◆ **GOAL OF THE EXERCISE**:
Copy exactly the lines from the line containing "Write a Python" to the line containing "lw=1.6, zorder=2, clip_on=False)", both lines included, and omit any pictures.
______
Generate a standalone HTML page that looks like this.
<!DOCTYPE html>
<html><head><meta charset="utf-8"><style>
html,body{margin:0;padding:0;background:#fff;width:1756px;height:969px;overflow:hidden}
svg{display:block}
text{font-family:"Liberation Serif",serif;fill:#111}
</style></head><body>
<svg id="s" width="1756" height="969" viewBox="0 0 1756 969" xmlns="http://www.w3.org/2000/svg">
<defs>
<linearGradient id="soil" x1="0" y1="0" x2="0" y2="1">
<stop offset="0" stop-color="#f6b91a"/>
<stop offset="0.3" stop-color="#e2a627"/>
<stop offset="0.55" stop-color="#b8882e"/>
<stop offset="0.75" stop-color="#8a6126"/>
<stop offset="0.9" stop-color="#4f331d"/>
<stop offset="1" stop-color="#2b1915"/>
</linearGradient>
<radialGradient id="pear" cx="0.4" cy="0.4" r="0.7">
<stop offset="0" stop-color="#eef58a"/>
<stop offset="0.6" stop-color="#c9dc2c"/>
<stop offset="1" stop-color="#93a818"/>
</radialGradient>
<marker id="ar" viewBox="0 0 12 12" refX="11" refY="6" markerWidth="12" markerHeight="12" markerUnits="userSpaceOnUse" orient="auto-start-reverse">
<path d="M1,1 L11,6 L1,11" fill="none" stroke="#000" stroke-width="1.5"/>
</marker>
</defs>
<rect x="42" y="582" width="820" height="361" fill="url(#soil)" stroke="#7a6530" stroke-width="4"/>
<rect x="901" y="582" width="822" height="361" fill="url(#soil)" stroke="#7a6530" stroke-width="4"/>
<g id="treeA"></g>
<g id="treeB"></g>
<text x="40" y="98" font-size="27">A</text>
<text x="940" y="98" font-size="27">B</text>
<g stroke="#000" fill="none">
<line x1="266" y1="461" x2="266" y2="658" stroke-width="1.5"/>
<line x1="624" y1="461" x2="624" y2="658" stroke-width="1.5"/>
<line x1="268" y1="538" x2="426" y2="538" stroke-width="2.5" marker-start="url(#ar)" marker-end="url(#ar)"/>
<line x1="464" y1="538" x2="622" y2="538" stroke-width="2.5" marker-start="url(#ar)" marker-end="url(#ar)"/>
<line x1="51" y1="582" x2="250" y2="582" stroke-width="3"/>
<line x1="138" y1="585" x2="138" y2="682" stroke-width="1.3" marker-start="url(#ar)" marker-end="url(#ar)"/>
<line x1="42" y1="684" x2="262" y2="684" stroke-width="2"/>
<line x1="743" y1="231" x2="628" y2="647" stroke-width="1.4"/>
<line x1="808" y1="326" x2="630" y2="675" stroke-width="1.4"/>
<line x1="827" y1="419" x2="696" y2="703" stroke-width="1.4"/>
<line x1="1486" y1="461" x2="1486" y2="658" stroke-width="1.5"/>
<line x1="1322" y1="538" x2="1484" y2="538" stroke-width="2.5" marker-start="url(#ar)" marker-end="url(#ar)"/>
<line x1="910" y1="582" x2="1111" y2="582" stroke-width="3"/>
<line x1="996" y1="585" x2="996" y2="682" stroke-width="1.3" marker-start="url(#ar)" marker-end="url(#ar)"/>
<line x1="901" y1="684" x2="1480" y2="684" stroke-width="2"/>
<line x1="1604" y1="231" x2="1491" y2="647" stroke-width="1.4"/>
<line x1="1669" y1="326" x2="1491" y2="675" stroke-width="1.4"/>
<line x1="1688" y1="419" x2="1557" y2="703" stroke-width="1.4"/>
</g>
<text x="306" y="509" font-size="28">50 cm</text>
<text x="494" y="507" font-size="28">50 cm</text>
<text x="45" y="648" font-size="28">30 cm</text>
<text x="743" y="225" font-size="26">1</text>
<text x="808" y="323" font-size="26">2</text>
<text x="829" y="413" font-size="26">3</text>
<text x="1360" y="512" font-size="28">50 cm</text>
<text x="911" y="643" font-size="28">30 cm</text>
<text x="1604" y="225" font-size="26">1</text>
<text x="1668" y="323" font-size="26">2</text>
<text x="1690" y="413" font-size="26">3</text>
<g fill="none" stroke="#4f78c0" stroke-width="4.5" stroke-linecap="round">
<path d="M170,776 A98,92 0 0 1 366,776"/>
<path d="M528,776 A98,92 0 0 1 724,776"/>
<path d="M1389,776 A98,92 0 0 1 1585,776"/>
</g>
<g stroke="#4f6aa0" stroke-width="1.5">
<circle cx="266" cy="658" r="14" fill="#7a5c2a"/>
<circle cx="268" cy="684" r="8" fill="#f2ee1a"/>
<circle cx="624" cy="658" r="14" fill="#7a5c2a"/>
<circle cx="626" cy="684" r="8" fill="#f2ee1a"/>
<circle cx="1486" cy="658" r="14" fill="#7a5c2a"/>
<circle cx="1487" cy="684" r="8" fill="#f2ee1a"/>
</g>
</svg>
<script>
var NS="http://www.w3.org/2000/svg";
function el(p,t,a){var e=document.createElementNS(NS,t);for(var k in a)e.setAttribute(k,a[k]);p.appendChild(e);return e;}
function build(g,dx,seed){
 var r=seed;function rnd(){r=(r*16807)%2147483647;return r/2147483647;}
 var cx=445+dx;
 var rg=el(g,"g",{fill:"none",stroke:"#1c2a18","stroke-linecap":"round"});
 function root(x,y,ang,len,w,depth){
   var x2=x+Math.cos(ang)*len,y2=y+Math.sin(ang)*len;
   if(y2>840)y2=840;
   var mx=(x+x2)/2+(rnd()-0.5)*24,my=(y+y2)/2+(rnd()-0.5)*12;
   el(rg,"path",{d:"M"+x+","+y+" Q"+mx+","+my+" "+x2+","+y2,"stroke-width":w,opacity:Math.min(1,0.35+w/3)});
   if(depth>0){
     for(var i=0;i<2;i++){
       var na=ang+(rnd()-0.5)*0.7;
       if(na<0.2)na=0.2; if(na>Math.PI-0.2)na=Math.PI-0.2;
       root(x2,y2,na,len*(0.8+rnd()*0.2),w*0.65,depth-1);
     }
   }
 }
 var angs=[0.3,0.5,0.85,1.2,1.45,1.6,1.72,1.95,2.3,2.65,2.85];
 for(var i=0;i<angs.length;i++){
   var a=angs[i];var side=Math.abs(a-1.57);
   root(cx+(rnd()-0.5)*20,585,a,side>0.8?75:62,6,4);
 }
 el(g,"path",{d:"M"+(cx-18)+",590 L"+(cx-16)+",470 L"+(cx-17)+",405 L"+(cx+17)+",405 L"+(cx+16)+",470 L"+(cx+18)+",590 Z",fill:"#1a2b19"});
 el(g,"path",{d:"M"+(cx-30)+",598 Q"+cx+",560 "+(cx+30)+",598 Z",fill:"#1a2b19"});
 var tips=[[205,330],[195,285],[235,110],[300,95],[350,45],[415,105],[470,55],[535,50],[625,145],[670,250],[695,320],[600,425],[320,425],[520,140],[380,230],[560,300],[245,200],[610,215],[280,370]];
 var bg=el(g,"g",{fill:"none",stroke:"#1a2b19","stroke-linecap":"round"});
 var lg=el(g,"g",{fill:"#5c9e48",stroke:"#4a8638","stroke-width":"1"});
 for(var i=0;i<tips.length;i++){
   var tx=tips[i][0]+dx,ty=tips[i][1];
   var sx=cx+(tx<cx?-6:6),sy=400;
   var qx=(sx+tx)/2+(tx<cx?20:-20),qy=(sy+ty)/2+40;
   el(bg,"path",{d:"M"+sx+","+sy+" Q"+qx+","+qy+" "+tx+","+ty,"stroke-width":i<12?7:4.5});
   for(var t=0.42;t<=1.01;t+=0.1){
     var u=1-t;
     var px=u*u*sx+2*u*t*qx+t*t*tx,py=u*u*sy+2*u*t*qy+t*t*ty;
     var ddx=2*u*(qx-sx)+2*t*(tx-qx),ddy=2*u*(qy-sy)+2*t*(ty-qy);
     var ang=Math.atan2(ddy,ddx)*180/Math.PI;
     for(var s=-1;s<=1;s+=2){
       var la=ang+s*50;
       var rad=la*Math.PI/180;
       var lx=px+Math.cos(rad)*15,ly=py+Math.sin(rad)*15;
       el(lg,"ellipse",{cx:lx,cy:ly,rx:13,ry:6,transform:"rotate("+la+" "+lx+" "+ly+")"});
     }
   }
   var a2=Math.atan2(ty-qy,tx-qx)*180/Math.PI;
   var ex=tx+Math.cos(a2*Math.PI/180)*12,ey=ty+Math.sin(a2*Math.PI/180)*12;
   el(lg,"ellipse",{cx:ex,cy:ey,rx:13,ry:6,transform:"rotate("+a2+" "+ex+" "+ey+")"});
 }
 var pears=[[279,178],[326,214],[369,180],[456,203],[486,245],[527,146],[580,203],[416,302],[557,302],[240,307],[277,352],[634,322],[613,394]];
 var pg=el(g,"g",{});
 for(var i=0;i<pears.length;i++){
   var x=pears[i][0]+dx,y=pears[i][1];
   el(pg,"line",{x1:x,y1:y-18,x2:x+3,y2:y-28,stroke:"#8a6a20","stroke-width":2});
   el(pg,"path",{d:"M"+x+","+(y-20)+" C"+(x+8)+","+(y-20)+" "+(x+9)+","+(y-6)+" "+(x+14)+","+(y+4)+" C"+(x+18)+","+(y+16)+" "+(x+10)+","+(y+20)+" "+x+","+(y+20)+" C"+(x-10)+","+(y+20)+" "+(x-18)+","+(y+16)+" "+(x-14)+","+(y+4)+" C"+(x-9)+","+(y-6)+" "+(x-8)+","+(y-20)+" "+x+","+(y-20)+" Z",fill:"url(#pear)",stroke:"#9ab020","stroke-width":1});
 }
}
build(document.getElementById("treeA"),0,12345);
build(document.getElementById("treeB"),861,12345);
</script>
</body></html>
______
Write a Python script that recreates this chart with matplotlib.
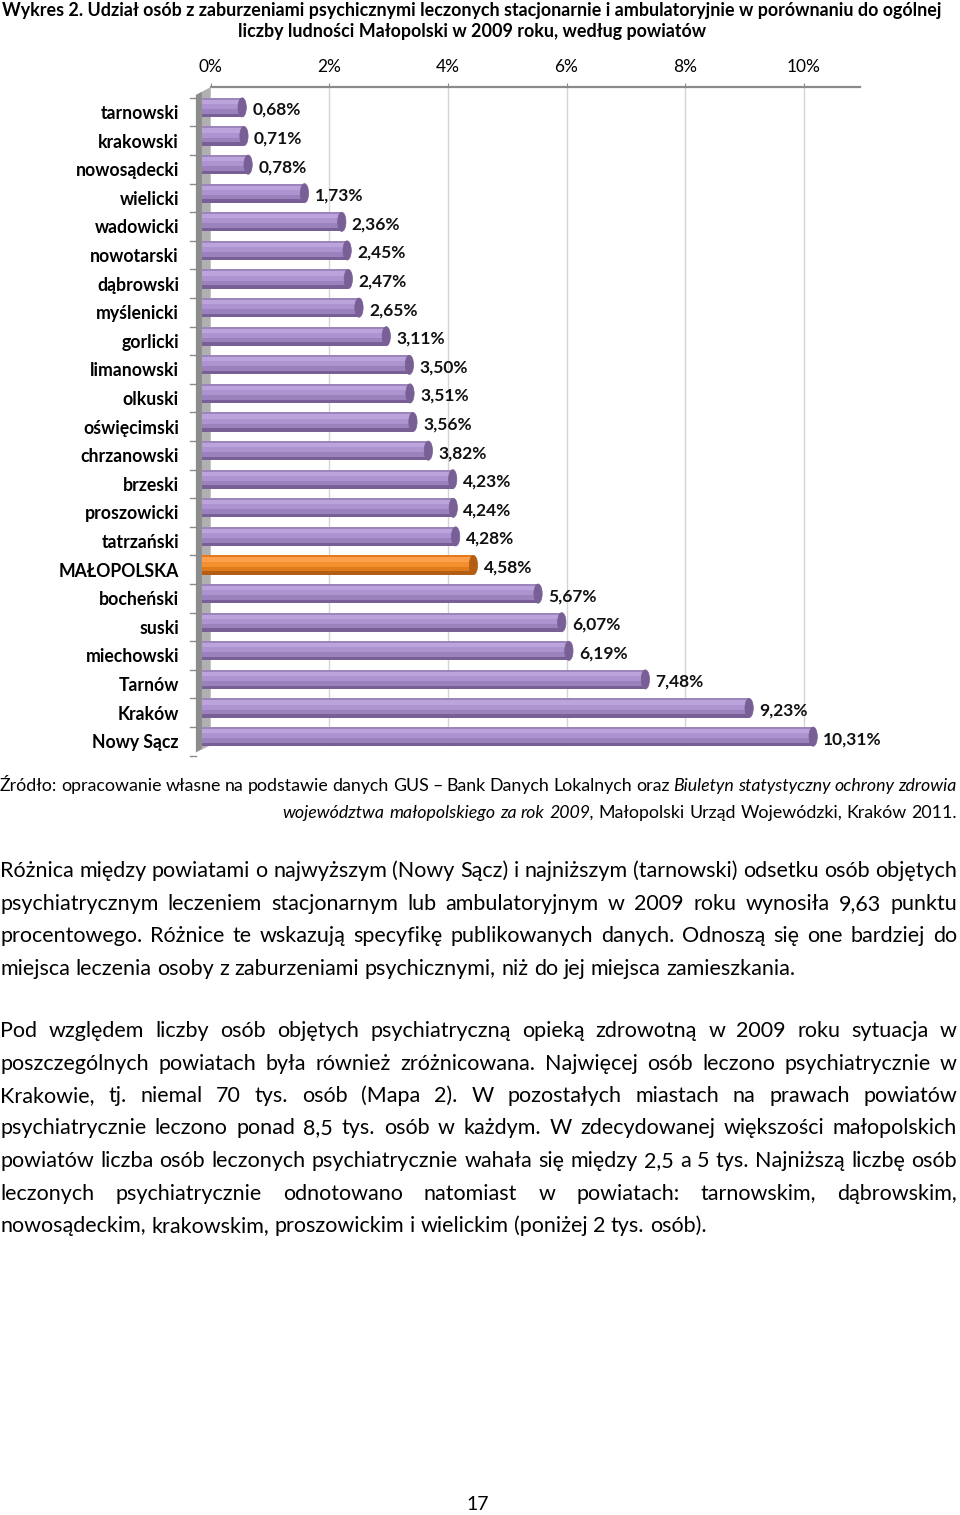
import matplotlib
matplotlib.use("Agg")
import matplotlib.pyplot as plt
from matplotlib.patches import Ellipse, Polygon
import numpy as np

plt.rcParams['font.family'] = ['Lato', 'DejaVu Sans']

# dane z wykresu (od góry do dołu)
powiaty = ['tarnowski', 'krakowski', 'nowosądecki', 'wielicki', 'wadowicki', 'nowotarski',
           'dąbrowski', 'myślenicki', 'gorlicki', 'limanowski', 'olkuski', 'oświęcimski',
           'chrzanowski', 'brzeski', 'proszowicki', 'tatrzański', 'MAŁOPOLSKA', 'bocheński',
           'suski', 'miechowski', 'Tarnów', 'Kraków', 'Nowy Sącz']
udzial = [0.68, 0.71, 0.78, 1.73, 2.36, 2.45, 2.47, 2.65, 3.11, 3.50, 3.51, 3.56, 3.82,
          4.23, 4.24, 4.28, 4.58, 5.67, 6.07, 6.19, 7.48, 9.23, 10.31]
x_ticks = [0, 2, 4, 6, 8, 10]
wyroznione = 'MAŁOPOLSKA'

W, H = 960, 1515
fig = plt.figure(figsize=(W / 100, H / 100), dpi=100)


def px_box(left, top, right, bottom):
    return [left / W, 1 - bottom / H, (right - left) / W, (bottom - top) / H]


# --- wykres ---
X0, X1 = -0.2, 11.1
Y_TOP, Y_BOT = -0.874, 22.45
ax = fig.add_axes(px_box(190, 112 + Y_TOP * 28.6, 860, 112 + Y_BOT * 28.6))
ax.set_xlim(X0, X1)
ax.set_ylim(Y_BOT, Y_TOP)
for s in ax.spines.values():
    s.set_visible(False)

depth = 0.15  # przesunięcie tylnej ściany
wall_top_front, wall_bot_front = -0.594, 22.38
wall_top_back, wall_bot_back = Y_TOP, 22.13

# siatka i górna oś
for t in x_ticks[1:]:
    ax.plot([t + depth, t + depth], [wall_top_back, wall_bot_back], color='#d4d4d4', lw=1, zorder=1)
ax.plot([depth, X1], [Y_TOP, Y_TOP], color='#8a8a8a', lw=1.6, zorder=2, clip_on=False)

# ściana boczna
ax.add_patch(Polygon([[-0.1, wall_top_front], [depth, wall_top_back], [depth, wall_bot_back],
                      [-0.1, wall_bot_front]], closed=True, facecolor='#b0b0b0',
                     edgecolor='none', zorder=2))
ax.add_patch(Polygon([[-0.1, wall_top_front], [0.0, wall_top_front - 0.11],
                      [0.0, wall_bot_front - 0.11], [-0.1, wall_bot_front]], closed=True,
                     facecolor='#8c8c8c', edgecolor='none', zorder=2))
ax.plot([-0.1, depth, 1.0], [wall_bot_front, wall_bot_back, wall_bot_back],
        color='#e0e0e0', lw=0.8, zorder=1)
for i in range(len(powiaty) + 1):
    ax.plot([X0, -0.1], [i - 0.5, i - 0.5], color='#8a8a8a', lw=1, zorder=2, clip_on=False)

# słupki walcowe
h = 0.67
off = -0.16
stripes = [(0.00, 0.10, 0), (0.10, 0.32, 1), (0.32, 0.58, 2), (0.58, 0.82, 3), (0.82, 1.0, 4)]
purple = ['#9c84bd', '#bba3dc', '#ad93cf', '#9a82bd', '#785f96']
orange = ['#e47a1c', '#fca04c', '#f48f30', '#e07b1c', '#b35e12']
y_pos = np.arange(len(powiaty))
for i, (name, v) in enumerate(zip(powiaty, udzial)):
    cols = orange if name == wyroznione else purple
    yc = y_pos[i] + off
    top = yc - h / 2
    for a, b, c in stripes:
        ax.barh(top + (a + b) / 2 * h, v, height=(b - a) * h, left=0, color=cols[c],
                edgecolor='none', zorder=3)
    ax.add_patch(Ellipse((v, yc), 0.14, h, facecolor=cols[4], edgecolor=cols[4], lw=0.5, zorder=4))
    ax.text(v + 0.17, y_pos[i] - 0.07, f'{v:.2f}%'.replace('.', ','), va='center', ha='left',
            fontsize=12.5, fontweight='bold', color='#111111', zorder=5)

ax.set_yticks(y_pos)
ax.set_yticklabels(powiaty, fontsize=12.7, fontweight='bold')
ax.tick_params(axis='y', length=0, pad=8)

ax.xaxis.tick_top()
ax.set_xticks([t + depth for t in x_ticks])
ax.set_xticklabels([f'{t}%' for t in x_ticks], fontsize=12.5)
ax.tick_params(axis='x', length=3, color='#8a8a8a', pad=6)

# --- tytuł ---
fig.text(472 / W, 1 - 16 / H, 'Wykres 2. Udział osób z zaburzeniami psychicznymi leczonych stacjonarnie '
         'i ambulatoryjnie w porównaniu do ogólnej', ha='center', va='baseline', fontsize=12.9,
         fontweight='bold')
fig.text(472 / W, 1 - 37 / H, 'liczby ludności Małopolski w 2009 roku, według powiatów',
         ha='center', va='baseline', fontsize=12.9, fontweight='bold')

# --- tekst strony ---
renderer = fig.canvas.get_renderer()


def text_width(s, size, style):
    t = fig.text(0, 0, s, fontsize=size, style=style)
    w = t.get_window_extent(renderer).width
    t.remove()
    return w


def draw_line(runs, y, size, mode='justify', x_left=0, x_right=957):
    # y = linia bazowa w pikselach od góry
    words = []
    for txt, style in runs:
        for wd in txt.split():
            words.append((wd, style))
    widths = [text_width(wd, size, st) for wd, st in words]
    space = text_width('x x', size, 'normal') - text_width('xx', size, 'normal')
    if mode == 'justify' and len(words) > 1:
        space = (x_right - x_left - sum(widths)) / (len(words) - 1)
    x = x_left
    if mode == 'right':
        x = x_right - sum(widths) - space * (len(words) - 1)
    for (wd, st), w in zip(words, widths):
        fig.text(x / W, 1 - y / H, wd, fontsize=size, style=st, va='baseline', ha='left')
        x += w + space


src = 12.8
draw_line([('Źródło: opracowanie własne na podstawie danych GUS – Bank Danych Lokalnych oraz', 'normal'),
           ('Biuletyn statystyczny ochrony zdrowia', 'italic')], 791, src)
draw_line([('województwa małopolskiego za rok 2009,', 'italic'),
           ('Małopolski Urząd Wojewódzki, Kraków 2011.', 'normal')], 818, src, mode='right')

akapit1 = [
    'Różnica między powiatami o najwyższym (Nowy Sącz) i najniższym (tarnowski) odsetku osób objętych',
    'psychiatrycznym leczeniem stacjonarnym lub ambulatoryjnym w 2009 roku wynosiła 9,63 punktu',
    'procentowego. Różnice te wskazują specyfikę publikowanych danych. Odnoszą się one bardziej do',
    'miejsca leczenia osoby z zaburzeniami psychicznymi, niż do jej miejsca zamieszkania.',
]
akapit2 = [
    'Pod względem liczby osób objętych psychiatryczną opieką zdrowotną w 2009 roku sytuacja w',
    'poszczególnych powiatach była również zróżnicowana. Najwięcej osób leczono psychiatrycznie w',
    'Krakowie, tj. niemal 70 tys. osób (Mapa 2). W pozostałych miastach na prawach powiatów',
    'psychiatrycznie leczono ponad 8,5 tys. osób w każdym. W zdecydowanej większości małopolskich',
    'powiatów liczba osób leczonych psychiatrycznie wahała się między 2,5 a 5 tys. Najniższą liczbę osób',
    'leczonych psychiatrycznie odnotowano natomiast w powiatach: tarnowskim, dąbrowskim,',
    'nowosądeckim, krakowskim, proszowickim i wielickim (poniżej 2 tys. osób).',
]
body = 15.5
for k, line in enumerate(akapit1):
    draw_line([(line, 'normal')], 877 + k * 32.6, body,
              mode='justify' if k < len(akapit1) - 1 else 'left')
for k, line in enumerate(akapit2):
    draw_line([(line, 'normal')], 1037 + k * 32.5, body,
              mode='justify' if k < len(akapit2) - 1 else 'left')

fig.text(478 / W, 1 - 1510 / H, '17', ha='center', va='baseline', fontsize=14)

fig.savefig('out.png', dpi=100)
______
◆ **SOLUTION FOR THIS TASK**:
Write a Python script that recreates this chart with matplotlib.
import matplotlib
matplotlib.use("Agg")
import matplotlib.pyplot as plt
from matplotlib.patches import Ellipse, Polygon
import numpy as np

plt.rcParams['font.family'] = ['Lato', 'DejaVu Sans']

# dane z wykresu (od góry do dołu)
powiaty = ['tarnowski', 'krakowski', 'nowosądecki', 'wielicki', 'wadowicki', 'nowotarski',
           'dąbrowski', 'myślenicki', 'gorlicki', 'limanowski', 'olkuski', 'oświęcimski',
           'chrzanowski', 'brzeski', 'proszowicki', 'tatrzański', 'MAŁOPOLSKA', 'bocheński',
           'suski', 'miechowski', 'Tarnów', 'Kraków', 'Nowy Sącz']
udzial = [0.68, 0.71, 0.78, 1.73, 2.36, 2.45, 2.47, 2.65, 3.11, 3.50, 3.51, 3.56, 3.82,
          4.23, 4.24, 4.28, 4.58, 5.67, 6.07, 6.19, 7.48, 9.23, 10.31]
x_ticks = [0, 2, 4, 6, 8, 10]
wyroznione = 'MAŁOPOLSKA'

W, H = 960, 1515
fig = plt.figure(figsize=(W / 100, H / 100), dpi=100)


def px_box(left, top, right, bottom):
    return [left / W, 1 - bottom / H, (right - left) / W, (bottom - top) / H]


# --- wykres ---
X0, X1 = -0.2, 11.1
Y_TOP, Y_BOT = -0.874, 22.45
ax = fig.add_axes(px_box(190, 112 + Y_TOP * 28.6, 860, 112 + Y_BOT * 28.6))
ax.set_xlim(X0, X1)
ax.set_ylim(Y_BOT, Y_TOP)
for s in ax.spines.values():
    s.set_visible(False)

depth = 0.15  # przesunięcie tylnej ściany
wall_top_front, wall_bot_front = -0.594, 22.38
wall_top_back, wall_bot_back = Y_TOP, 22.13

# siatka i górna oś
for t in x_ticks[1:]:
    ax.plot([t + depth, t + depth], [wall_top_back, wall_bot_back], color='#d4d4d4', lw=1, zorder=1)
ax.plot([depth, X1], [Y_TOP, Y_TOP], color='#8a8a8a', lw=1.6, zorder=2, clip_on=False)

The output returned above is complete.